Last week I told about my experience as an arsonist with my good friend Kevin down at Lequire. Well, I don’t think its arson when it is an abandoned and condemned house owned by the guy who you are helping set it afire. Kevin and I have other episodes that did not turn out quite like we planned. They may have seemed like a good idea at the time but, well, let’s just say they did not always have the desired outcome.
As a rancher, Kevin and I had lots of things to make a day pass with humor. There were working and vaccinating cattle, feeding cattle, cutting, raking and bailing hay, later moving the hay so we could eventually feed the hay. We have been stuck in the mud too many times to count, and it always ended with who was going to call Kevin’s dad to come and rescue us.
One of the things common to ranchers is an endless task of fixing fence. Sometimes it was barbed wire and sometimes it was electric or both! Kevin had a pasture he bought, and it was divided up for rotational grazing. As the project was coming to a close, the fence’s corner posts, end posts and gate post had to be painted. Kevin came by one afternoon and asked if I would like to help. Well, I was finished with the task I had been working on and said, “Sure.” So I put on an old pair of overalls, jumped in the truck and we headed off to the pasture. I asked where the brushes were and found out we were just rubbing it on with a big cotton glove. Kind of like the old white washing method only this paint was black…flat black.
We started at one end and got the posts painted going the north/ south direction. Then we started on the section running from east to west. About halfway down the pasture we got to the post holding the gate and then to the post taking the fence on the west.
We got to the west end, and there the fence joined on to another north/south section. However, this fence did not belong to Kevin but another rancher in the area. This fence had five strands of barbed wire and now there was a new addition. There was a single wire. It was electric (this will come into play in just a few minutes).
We start the painting and as we were getting to the end Kevin mentioned that I should take great caution around the electric fence. This rancher was known to have the “hottest” fences in Haskell County.
Check! I got it. I have been around lots of electric fences. And yes, some did in fact hurt if you got in them. So I am painting quite cautiously, taking great care not to get in the fence.
As we are finishing up, we are very deep in conversation about I have no idea what. I have my left hand on the steel pipe post and am bending down to paint the bottom part with my right hand keeping my eye on the fence in front of me.
I’m not quite sure of the order of the next events, but let’s just say it burned a place in my memory (and backside!). Watching the fence in front of me, holding the pipe, I rotate to finish painting the bottom of the fence propping myself with my knee and swing my….derriere…right into the wire of the electric fence.

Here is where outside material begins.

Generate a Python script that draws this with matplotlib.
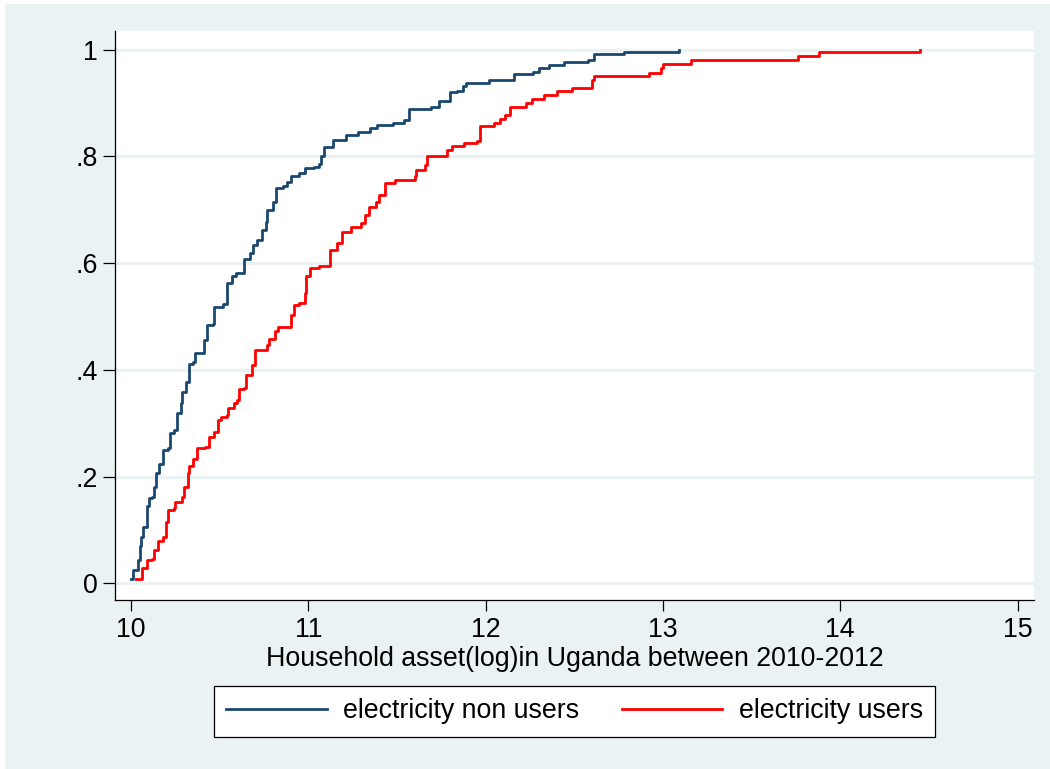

Kazzappp!!! I realize that I am in the fence, my hand holding the post, my backside in the fence and my knee is on the post (and I have knee replacements that are non-magnetic but great conductors for electricity) and the next thing I realize I am on my back wondering what just happened and howling like a coyote. Kevin…He is trying to figure out what I am doing on the ground and what was that popping noise. He asked, “Preacher, did you get in that fence?” “Oh yeah,” I responded! “Well did that hurt?” he further asked. “You THINK??? Heck yes it hurt!!!” was my response. I get up and am kind of tingling. “What does he have that fenced charged with, electricity coming straight from the power line pole?”
Needless to say, I was done painting. I took my glove off, cleaned up and watched Kevin paint the last few feet of fence. Well, finish painting the fence after he got up off the ground from laughing so hard at my mishap. Nope, no sympathy from him. “I told you to stay out of it, Preacher,” was all I can remember him saying.
Oh, and he told this event to everyone we came in contact with that evening. Their response was, “Preacher, don’t you know that guy has the hottest fences in Haskell County?” “Well I do now! And this was not my intention either!”
Folks, there are many ways to light up your life for Jesus and this was not one of them. I do not recommend it. And if you are going to fill yourself with something quite electrifying I recommend the Holy Spirit not 110 volts of electricity out in the middle of a cow pasture.